» **EXERCISE DIRECTIONS**
Transcribe the whole listing below without changing a word, but leave out every image.

***** RECORDED INFORMATION

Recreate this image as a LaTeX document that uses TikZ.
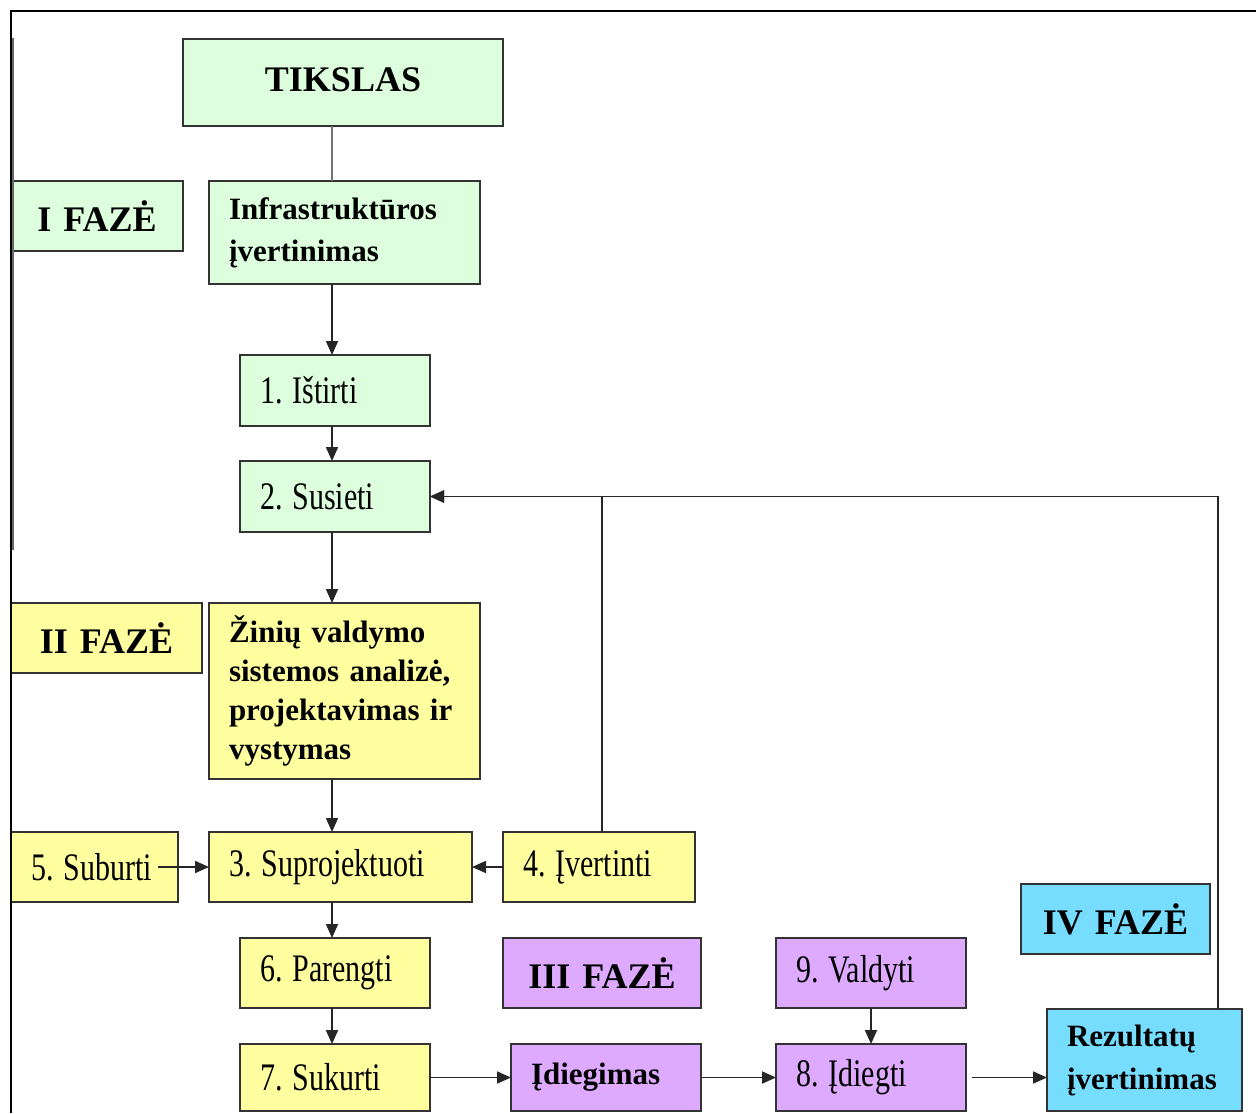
\documentclass[tikz,border=0pt]{standalone}
\usepackage{fontspec}
\usepackage{graphicx}
\setmainfont{Liberation Serif}
\usetikzlibrary{arrows.meta}
\frenchspacing
\definecolor{cgreen}{RGB}{221,255,221}
\definecolor{cyellow}{RGB}{255,255,160}
\definecolor{cpurple}{RGB}{221,170,255}
\definecolor{ccyan}{RGB}{119,221,255}
\newcommand\tallt[1]{\scalebox{1}[1.3]{#1}}
\newcommand\mkbox[7]{%
  \pgfmathsetmacro\mybw{(#5-#3)/2}%
  \pgfmathsetmacro\mybh{(#6-#4)/2}%
  \pgfmathsetmacro\mytw{\mybw-20}%
  \node[#1, minimum width=\mybw pt, minimum height=\mybh pt, text width=\mytw pt] (#2) at (#3,#4) {#7};}
\begin{document}
\begin{tikzpicture}[x=0.5pt,y=-0.5pt,
  boxbase/.style={draw=black!80, line width=0.9pt, anchor=north west, inner xsep=10pt, inner ysep=0pt, outer sep=0pt},
  nbox/.style={boxbase, align=left, font=\fontsize{15}{19}\selectfont},
  bbox/.style={boxbase, align=left, font=\fontsize{15.5}{19.5}\selectfont\bfseries},
  pbox/.style={boxbase, align=center, font=\fontsize{18}{20}\selectfont\bfseries},
  conn/.style={draw=black!85, line width=0.9pt},
  arr/.style={conn, -{Triangle[length=7pt,width=6pt]}}
]
\useasboundingbox (0,0) rectangle (1256,1113);
\fill[white] (0,0) rectangle (1256,1113);
\coordinate (spine) at (332,0);
\coordinate (rezup) at (1218,0);

% phase I (green)
\mkbox{pbox, fill=cgreen}{tik}{183}{39}{503}{126}{\raisebox{3pt}{TIKSLAS}}
\mkbox{pbox, fill=cgreen}{f1}{11}{181}{183}{251}{I FAZĖ}
\mkbox{bbox, fill=cgreen, inner xsep=9.5pt}{inf}{209}{181}{480}{284}{Infrastruktūros\\[1.5pt]įvertinimas}
\mkbox{nbox, fill=cgreen}{ist}{240}{355}{430}{426}{\tallt{1. Ištirti}}
\mkbox{nbox, fill=cgreen}{sus}{240}{461}{430}{532}{\tallt{2. Susieti}}

% phase II (yellow)
\mkbox{pbox, fill=cyellow}{f2}{11}{603}{202}{673}{II FAZĖ}
\mkbox{bbox, fill=cyellow, inner xsep=9.5pt}{zin}{209}{603}{480}{779}{Žinių valdymo\\sistemos analizė,\\projektavimas ir\\vystymas}
\mkbox{nbox, fill=cyellow}{sub}{11}{832}{178}{902}{\tallt{5. Suburti}}
\mkbox{nbox, fill=cyellow}{sup}{209}{832}{472}{902}{\tallt{3. Suprojektuoti}}
\mkbox{nbox, fill=cyellow}{ive}{503}{832}{695}{902}{\tallt{4. Įvertinti}}
\mkbox{nbox, fill=cyellow}{par}{240}{938}{430}{1008}{\tallt{6. Parengti}}
\mkbox{nbox, fill=cyellow}{suk}{240}{1044}{430}{1111}{\tallt{7. Sukurti}}

% phase III (purple)
\mkbox{pbox, fill=cpurple}{f3}{503}{938}{701}{1008}{III FAZĖ}
\mkbox{bbox, fill=cpurple}{idg}{511}{1044}{701}{1111}{Įdiegimas}
\mkbox{nbox, fill=cpurple}{val}{776}{938}{966}{1008}{\tallt{9. Valdyti}}
\mkbox{nbox, fill=cpurple}{idi}{776}{1044}{966}{1111}{\tallt{8. Įdiegti}}

% phase IV (cyan)
\mkbox{pbox, fill=ccyan}{f4}{1021}{884}{1210}{954}{IV FAZĖ}
\mkbox{bbox, fill=ccyan, inner xsep=9.5pt}{rez}{1047}{1009}{1242}{1111}{Rezultatų\\[2pt]įvertinimas}

% connectors
\draw[conn, draw=black!55] (tik.south -| spine) -- (inf.north -| spine);
\draw[arr] (inf.south -| spine) -- (ist.north -| spine);
\draw[arr] (ist.south -| spine) -- (sus.north -| spine);
\draw[arr] (sus.south -| spine) -- (zin.north -| spine);
\draw[arr] (zin.south -| spine) -- (sup.north -| spine);
\draw[arr] (sup.south -| spine) -- (par.north -| spine);
\draw[arr] (par.south -| spine) -- (suk.north -| spine);
\draw[arr] ([xshift=-10pt]sub.east) -- (sup.west);
\draw[arr] (ive.west) -- (sup.east);
\draw[arr] ([xshift=1.5pt]ive.north) |- (sus.east);
\draw[arr] (rez.north -| rezup) |- (sus.east);
\draw[arr] (suk.east |- idg.west) -- (idg.west);
\draw[arr] (idg.east) -- (idi.west);
\draw[arr] (val.south) -- (idi.north);
\draw[arr] ([xshift=3pt]idi.east) -- (rez.west |- idi.east);

% frame
\draw[black, line width=1.1pt] (1256,11) -- (11,11) -- (11,1113);
\draw[black!60, line width=0.9pt] (13,38) -- (13,550);
\end{tikzpicture}
\end{document}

**********

» **THE OUTPUT**
Recreate this image as a LaTeX document that uses TikZ.
\documentclass[tikz,border=0pt]{standalone}
\usepackage{fontspec}
\usepackage{graphicx}
\setmainfont{Liberation Serif}
\usetikzlibrary{arrows.meta}
\frenchspacing
\definecolor{cgreen}{RGB}{221,255,221}
\definecolor{cyellow}{RGB}{255,255,160}
\definecolor{cpurple}{RGB}{221,170,255}
\definecolor{ccyan}{RGB}{119,221,255}
\newcommand\tallt[1]{\scalebox{1}[1.3]{#1}}
\newcommand\mkbox[7]{%
  \pgfmathsetmacro\mybw{(#5-#3)/2}%
  \pgfmathsetmacro\mybh{(#6-#4)/2}%
  \pgfmathsetmacro\mytw{\mybw-20}%
  \node[#1, minimum width=\mybw pt, minimum height=\mybh pt, text width=\mytw pt] (#2) at (#3,#4) {#7};}
\begin{document}
\begin{tikzpicture}[x=0.5pt,y=-0.5pt,
  boxbase/.style={draw=black!80, line width=0.9pt, anchor=north west, inner xsep=10pt, inner ysep=0pt, outer sep=0pt},
  nbox/.style={boxbase, align=left, font=\fontsize{15}{19}\selectfont},
  bbox/.style={boxbase, align=left, font=\fontsize{15.5}{19.5}\selectfont\bfseries},
  pbox/.style={boxbase, align=center, font=\fontsize{18}{20}\selectfont\bfseries},
  conn/.style={draw=black!85, line width=0.9pt},
  arr/.style={conn, -{Triangle[length=7pt,width=6pt]}}
]
\useasboundingbox (0,0) rectangle (1256,1113);
\fill[white] (0,0) rectangle (1256,1113);
\coordinate (spine) at (332,0);
\coordinate (rezup) at (1218,0);

% phase I (green)
\mkbox{pbox, fill=cgreen}{tik}{183}{39}{503}{126}{\raisebox{3pt}{TIKSLAS}}
\mkbox{pbox, fill=cgreen}{f1}{11}{181}{183}{251}{I FAZĖ}
\mkbox{bbox, fill=cgreen, inner xsep=9.5pt}{inf}{209}{181}{480}{284}{Infrastruktūros\\[1.5pt]įvertinimas}
\mkbox{nbox, fill=cgreen}{ist}{240}{355}{430}{426}{\tallt{1. Ištirti}}
\mkbox{nbox, fill=cgreen}{sus}{240}{461}{430}{532}{\tallt{2. Susieti}}

% phase II (yellow)
\mkbox{pbox, fill=cyellow}{f2}{11}{603}{202}{673}{II FAZĖ}
\mkbox{bbox, fill=cyellow, inner xsep=9.5pt}{zin}{209}{603}{480}{779}{Žinių valdymo\\sistemos analizė,\\projektavimas ir\\vystymas}
\mkbox{nbox, fill=cyellow}{sub}{11}{832}{178}{902}{\tallt{5. Suburti}}
\mkbox{nbox, fill=cyellow}{sup}{209}{832}{472}{902}{\tallt{3. Suprojektuoti}}
\mkbox{nbox, fill=cyellow}{ive}{503}{832}{695}{902}{\tallt{4. Įvertinti}}
\mkbox{nbox, fill=cyellow}{par}{240}{938}{430}{1008}{\tallt{6. Parengti}}
\mkbox{nbox, fill=cyellow}{suk}{240}{1044}{430}{1111}{\tallt{7. Sukurti}}

% phase III (purple)
\mkbox{pbox, fill=cpurple}{f3}{503}{938}{701}{1008}{III FAZĖ}
\mkbox{bbox, fill=cpurple}{idg}{511}{1044}{701}{1111}{Įdiegimas}
\mkbox{nbox, fill=cpurple}{val}{776}{938}{966}{1008}{\tallt{9. Valdyti}}
\mkbox{nbox, fill=cpurple}{idi}{776}{1044}{966}{1111}{\tallt{8. Įdiegti}}

% phase IV (cyan)
\mkbox{pbox, fill=ccyan}{f4}{1021}{884}{1210}{954}{IV FAZĖ}
\mkbox{bbox, fill=ccyan, inner xsep=9.5pt}{rez}{1047}{1009}{1242}{1111}{Rezultatų\\[2pt]įvertinimas}

% connectors
\draw[conn, draw=black!55] (tik.south -| spine) -- (inf.north -| spine);
\draw[arr] (inf.south -| spine) -- (ist.north -| spine);
\draw[arr] (ist.south -| spine) -- (sus.north -| spine);
\draw[arr] (sus.south -| spine) -- (zin.north -| spine);
\draw[arr] (zin.south -| spine) -- (sup.north -| spine);
\draw[arr] (sup.south -| spine) -- (par.north -| spine);
\draw[arr] (par.south -| spine) -- (suk.north -| spine);
\draw[arr] ([xshift=-10pt]sub.east) -- (sup.west);
\draw[arr] (ive.west) -- (sup.east);
\draw[arr] ([xshift=1.5pt]ive.north) |- (sus.east);
\draw[arr] (rez.north -| rezup) |- (sus.east);
\draw[arr] (suk.east |- idg.west) -- (idg.west);
\draw[arr] (idg.east) -- (idi.west);
\draw[arr] (val.south) -- (idi.north);
\draw[arr] ([xshift=3pt]idi.east) -- (rez.west |- idi.east);

% frame
\draw[black, line width=1.1pt] (1256,11) -- (11,11) -- (11,1113);
\draw[black!60, line width=0.9pt] (13,38) -- (13,550);
\end{tikzpicture}
\end{document}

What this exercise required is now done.